- What you will do -
Go through the data and copy every line exactly, but not the images.

━━━ Dataset excerpt ━━━

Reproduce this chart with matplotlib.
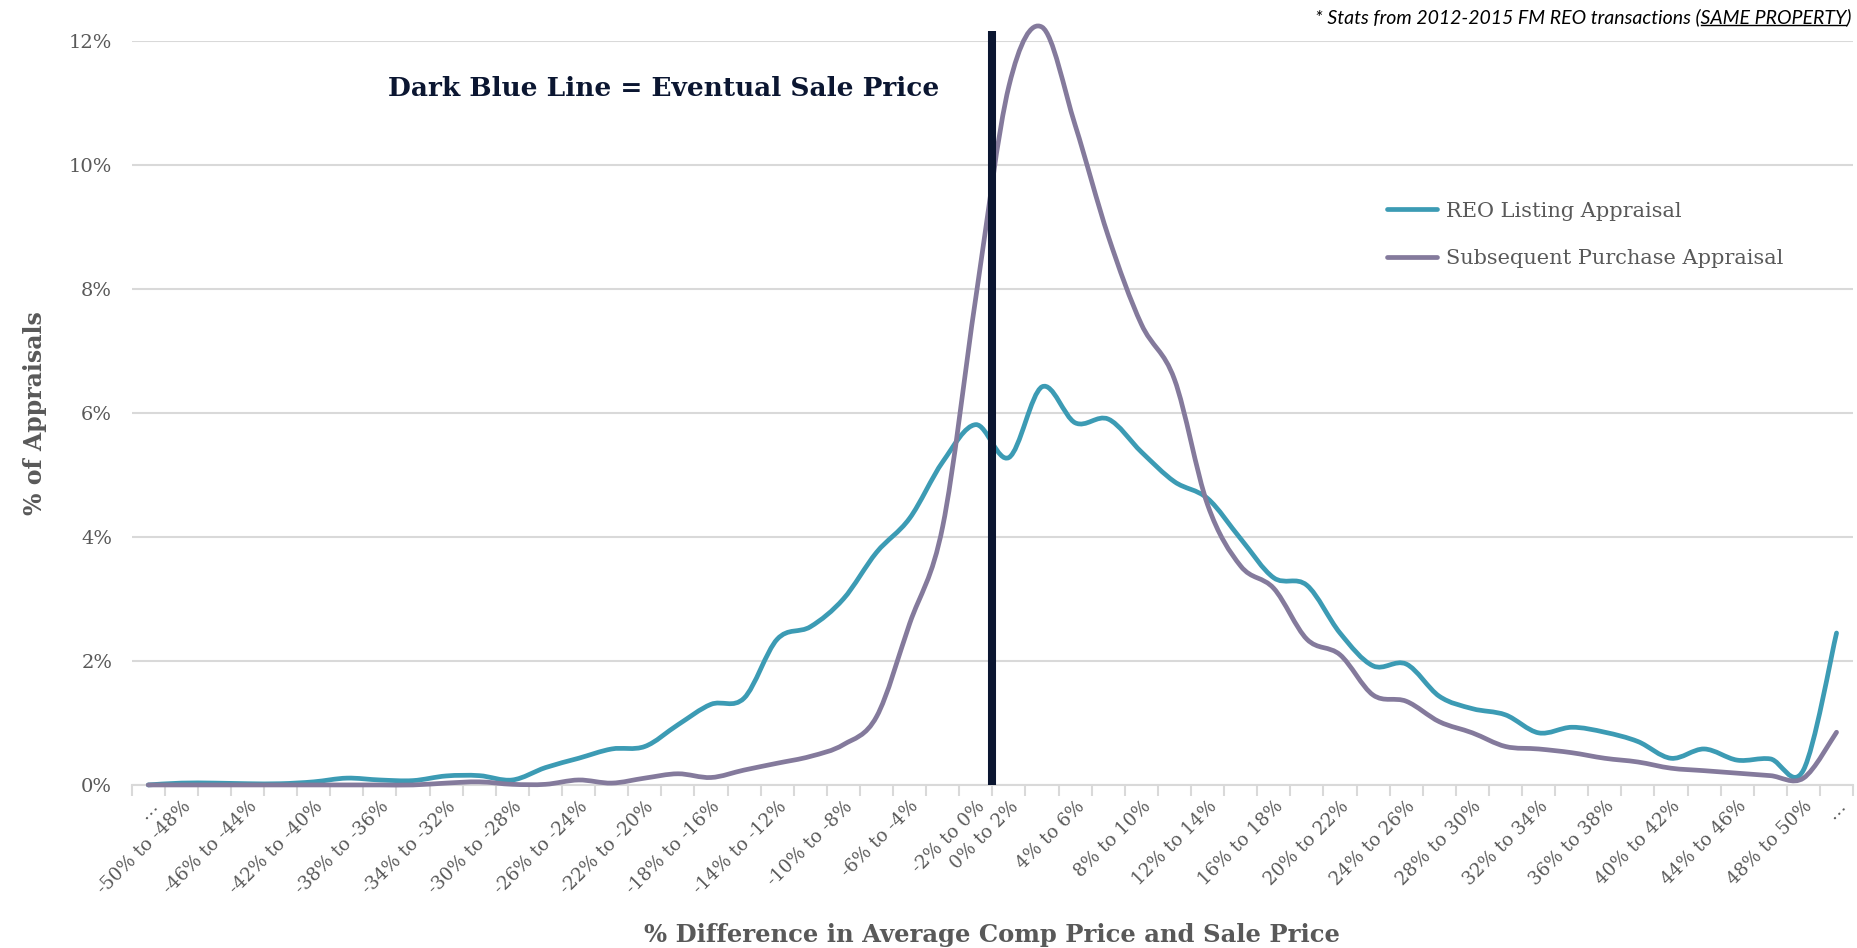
import numpy as np
import matplotlib.pyplot as plt
from matplotlib.path import Path
from matplotlib.patches import PathPatch
from matplotlib.lines import Line2D

# categories: 2% bins from -50% to 50%, plus open-ended bins at each end
bins = ['…'] + [f'{a}% to {a + 2}%' for a in range(-50, 50, 2)] + ['…']
shown = [0] + list(range(1, 26, 2)) + list(range(26, 51, 2)) + [51]

# % of appraisals per bin
reo_listing = [0.00, 0.03, 0.03, 0.02, 0.02, 0.05, 0.11, 0.08, 0.07, 0.145,
               0.15, 0.08, 0.28, 0.43, 0.58, 0.62, 0.97, 1.30, 1.40, 2.35,
               2.55, 3.00, 3.75, 4.30, 5.21, 5.81, 5.28, 6.42, 5.84, 5.90,
               5.37, 4.89, 4.62, 3.97, 3.34, 3.22, 2.45, 1.92, 1.95, 1.43,
               1.23, 1.13, 0.84, 0.93, 0.85, 0.70, 0.43, 0.58, 0.40, 0.42,
               0.24, 2.45]
purchase = [0.00, 0.00, 0.00, 0.00, 0.00, 0.00, 0.00, 0.00, 0.00, 0.03,
            0.05, 0.01, 0.01, 0.08, 0.03, 0.11, 0.18, 0.12, 0.24, 0.35,
            0.46, 0.65, 1.10, 2.60, 4.17, 7.86, 11.27, 12.22, 10.64, 8.85,
            7.43, 6.54, 4.52, 3.53, 3.17, 2.35, 2.10, 1.45, 1.35, 1.02,
            0.84, 0.62, 0.58, 0.52, 0.43, 0.37, 0.27, 0.23, 0.19, 0.15,
            0.11, 0.85]
sale_price_pos = 25.5   # boundary between "-2% to 0%" and "0% to 2%"

teal = '#3C9BB4'
purple = '#847A9C'
navy = '#0B1631'
grey = '#595959'
gridc = '#D9D9D9'


# excel-like smoothed line (bezier through the points)
def smooth_path(y):
    pts = np.column_stack([np.arange(len(y)), y])
    verts = [pts[0]]
    codes = [Path.MOVETO]
    for i in range(len(pts) - 1):
        p0 = pts[i - 1] if i > 0 else pts[i]
        p1 = pts[i]
        p2 = pts[i + 1]
        p3 = pts[i + 2] if i + 2 < len(pts) else pts[i + 1]
        verts += [p1 + (p2 - p0) / 6, p2 - (p3 - p1) / 6, p2]
        codes += [Path.CURVE4] * 3
    return Path(verts, codes)


plt.rcParams['font.family'] = 'DejaVu Serif'
fig = plt.figure(figsize=(18.57, 9.48), dpi=100)
ax = fig.add_axes([0.0709, 0.172, 0.927, 0.785])

for vals, col in [(reo_listing, teal), (purchase, purple)]:
    ax.add_patch(PathPatch(smooth_path(vals), facecolor='none', edgecolor=col,
                           lw=3.4, capstyle='round', joinstyle='round', zorder=3,
                           clip_on=False))

ax.vlines(sale_price_pos, 0, 12.15, color=navy, lw=5.8, zorder=4, clip_on=False)

ax.set_xlim(-0.5, len(bins) - 0.5)
ax.set_ylim(0, 12)
ax.set_yticks(range(0, 13, 2))
ax.set_yticklabels([f'{v}%' for v in range(0, 13, 2)])
ax.set_xticks(shown)
ax.set_xticklabels([bins[i] for i in shown], rotation=45, ha='right',
                   rotation_mode='anchor')
ax.set_xticks(np.arange(-0.5, len(bins), 1), minor=True)
ax.tick_params(axis='x', which='major', length=0, pad=9, labelsize=13.2, labelcolor=grey)
ax.tick_params(axis='x', which='minor', length=8, width=1.5, color=gridc)
ax.tick_params(axis='y', length=0, pad=14, labelsize=14, labelcolor=grey)

ax.grid(axis='y', color=gridc, lw=1.5)
ax.set_axisbelow(True)
for s in ['top', 'right', 'left']:
    ax.spines[s].set_visible(False)
ax.spines['bottom'].set_color(gridc)
ax.spines['bottom'].set_linewidth(1.5)

ax.set_ylabel('% of Appraisals', fontsize=17, fontweight='bold', color=grey, labelpad=16)
ax.set_xlabel('% Difference in Average Comp Price and Sale Price', fontsize=17.5,
              fontweight='bold', color=grey, labelpad=18)

ax.text(0.209, 0.907, 'Dark Blue Line = Eventual Sale Price', transform=fig.transFigure,
        fontsize=19, fontweight='bold', color=navy, va='center', ha='left')

handles = [Line2D([], [], color=teal, lw=3.4, solid_capstyle='round'),
           Line2D([], [], color=purple, lw=3.4, solid_capstyle='round')]
ax.legend(handles, ['REO Listing Appraisal', 'Subsequent Purchase Appraisal'],
          loc='upper left', bbox_to_anchor=(0.737, 0.807), bbox_transform=fig.transFigure,
          frameon=False, fontsize=15, handlelength=2.4, handletextpad=0.4,
          labelspacing=1.35, labelcolor=grey)

# footnote with underlined part
fs_note = 14
note = fig.text(0.997, 0.982, '* Stats from 2012-2015 FM REO transactions (SAME PROPERTY)',
                fontsize=fs_note, style='italic', family='Lato', ha='right', va='center')
r = fig.canvas.get_renderer()
w_tail = fig.text(0, 0, 'SAME PROPERTY)', fontsize=fs_note, style='italic', family='Lato')
w_par = fig.text(0, 0, ')', fontsize=fs_note, style='italic', family='Lato')
bb_note = note.get_window_extent(r)
x1 = bb_note.x1 - w_tail.get_window_extent(r).width
x2 = bb_note.x1 - w_par.get_window_extent(r).width
w_tail.remove()
w_par.remove()
yl = bb_note.y0 + 1
fig.add_artist(Line2D([x1 / fig.bbox.width, x2 / fig.bbox.width],
                      [yl / fig.bbox.height] * 2, color='black', lw=1.0,
                      transform=fig.transFigure))

fig.savefig('out.png', dpi=100)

━━━

- Full solution -
Reproduce this chart with matplotlib.
import numpy as np
import matplotlib.pyplot as plt
from matplotlib.path import Path
from matplotlib.patches import PathPatch
from matplotlib.lines import Line2D

# categories: 2% bins from -50% to 50%, plus open-ended bins at each end
bins = ['…'] + [f'{a}% to {a + 2}%' for a in range(-50, 50, 2)] + ['…']
shown = [0] + list(range(1, 26, 2)) + list(range(26, 51, 2)) + [51]

# % of appraisals per bin
reo_listing = [0.00, 0.03, 0.03, 0.02, 0.02, 0.05, 0.11, 0.08, 0.07, 0.145,
               0.15, 0.08, 0.28, 0.43, 0.58, 0.62, 0.97, 1.30, 1.40, 2.35,
               2.55, 3.00, 3.75, 4.30, 5.21, 5.81, 5.28, 6.42, 5.84, 5.90,
               5.37, 4.89, 4.62, 3.97, 3.34, 3.22, 2.45, 1.92, 1.95, 1.43,
               1.23, 1.13, 0.84, 0.93, 0.85, 0.70, 0.43, 0.58, 0.40, 0.42,
               0.24, 2.45]
purchase = [0.00, 0.00, 0.00, 0.00, 0.00, 0.00, 0.00, 0.00, 0.00, 0.03,
            0.05, 0.01, 0.01, 0.08, 0.03, 0.11, 0.18, 0.12, 0.24, 0.35,
            0.46, 0.65, 1.10, 2.60, 4.17, 7.86, 11.27, 12.22, 10.64, 8.85,
            7.43, 6.54, 4.52, 3.53, 3.17, 2.35, 2.10, 1.45, 1.35, 1.02,
            0.84, 0.62, 0.58, 0.52, 0.43, 0.37, 0.27, 0.23, 0.19, 0.15,
            0.11, 0.85]
sale_price_pos = 25.5   # boundary between "-2% to 0%" and "0% to 2%"

teal = '#3C9BB4'
purple = '#847A9C'
navy = '#0B1631'
grey = '#595959'
gridc = '#D9D9D9'


# excel-like smoothed line (bezier through the points)
def smooth_path(y):
    pts = np.column_stack([np.arange(len(y)), y])
    verts = [pts[0]]
    codes = [Path.MOVETO]
    for i in range(len(pts) - 1):
        p0 = pts[i - 1] if i > 0 else pts[i]
        p1 = pts[i]
        p2 = pts[i + 1]
        p3 = pts[i + 2] if i + 2 < len(pts) else pts[i + 1]
        verts += [p1 + (p2 - p0) / 6, p2 - (p3 - p1) / 6, p2]
        codes += [Path.CURVE4] * 3
    return Path(verts, codes)


plt.rcParams['font.family'] = 'DejaVu Serif'
fig = plt.figure(figsize=(18.57, 9.48), dpi=100)
ax = fig.add_axes([0.0709, 0.172, 0.927, 0.785])

for vals, col in [(reo_listing, teal), (purchase, purple)]:
    ax.add_patch(PathPatch(smooth_path(vals), facecolor='none', edgecolor=col,
                           lw=3.4, capstyle='round', joinstyle='round', zorder=3,
                           clip_on=False))

ax.vlines(sale_price_pos, 0, 12.15, color=navy, lw=5.8, zorder=4, clip_on=False)

ax.set_xlim(-0.5, len(bins) - 0.5)
ax.set_ylim(0, 12)
ax.set_yticks(range(0, 13, 2))
ax.set_yticklabels([f'{v}%' for v in range(0, 13, 2)])
ax.set_xticks(shown)
ax.set_xticklabels([bins[i] for i in shown], rotation=45, ha='right',
                   rotation_mode='anchor')
ax.set_xticks(np.arange(-0.5, len(bins), 1), minor=True)
ax.tick_params(axis='x', which='major', length=0, pad=9, labelsize=13.2, labelcolor=grey)
ax.tick_params(axis='x', which='minor', length=8, width=1.5, color=gridc)
ax.tick_params(axis='y', length=0, pad=14, labelsize=14, labelcolor=grey)

ax.grid(axis='y', color=gridc, lw=1.5)
ax.set_axisbelow(True)
for s in ['top', 'right', 'left']:
    ax.spines[s].set_visible(False)
ax.spines['bottom'].set_color(gridc)
ax.spines['bottom'].set_linewidth(1.5)

ax.set_ylabel('% of Appraisals', fontsize=17, fontweight='bold', color=grey, labelpad=16)
ax.set_xlabel('% Difference in Average Comp Price and Sale Price', fontsize=17.5,
              fontweight='bold', color=grey, labelpad=18)

ax.text(0.209, 0.907, 'Dark Blue Line = Eventual Sale Price', transform=fig.transFigure,
        fontsize=19, fontweight='bold', color=navy, va='center', ha='left')

handles = [Line2D([], [], color=teal, lw=3.4, solid_capstyle='round'),
           Line2D([], [], color=purple, lw=3.4, solid_capstyle='round')]
ax.legend(handles, ['REO Listing Appraisal', 'Subsequent Purchase Appraisal'],
          loc='upper left', bbox_to_anchor=(0.737, 0.807), bbox_transform=fig.transFigure,
          frameon=False, fontsize=15, handlelength=2.4, handletextpad=0.4,
          labelspacing=1.35, labelcolor=grey)

# footnote with underlined part
fs_note = 14
note = fig.text(0.997, 0.982, '* Stats from 2012-2015 FM REO transactions (SAME PROPERTY)',
                fontsize=fs_note, style='italic', family='Lato', ha='right', va='center')
r = fig.canvas.get_renderer()
w_tail = fig.text(0, 0, 'SAME PROPERTY)', fontsize=fs_note, style='italic', family='Lato')
w_par = fig.text(0, 0, ')', fontsize=fs_note, style='italic', family='Lato')
bb_note = note.get_window_extent(r)
x1 = bb_note.x1 - w_tail.get_window_extent(r).width
x2 = bb_note.x1 - w_par.get_window_extent(r).width
w_tail.remove()
w_par.remove()
yl = bb_note.y0 + 1
fig.add_artist(Line2D([x1 / fig.bbox.width, x2 / fig.bbox.width],
                      [yl / fig.bbox.height] * 2, color='black', lw=1.0,
                      transform=fig.transFigure))

fig.savefig('out.png', dpi=100)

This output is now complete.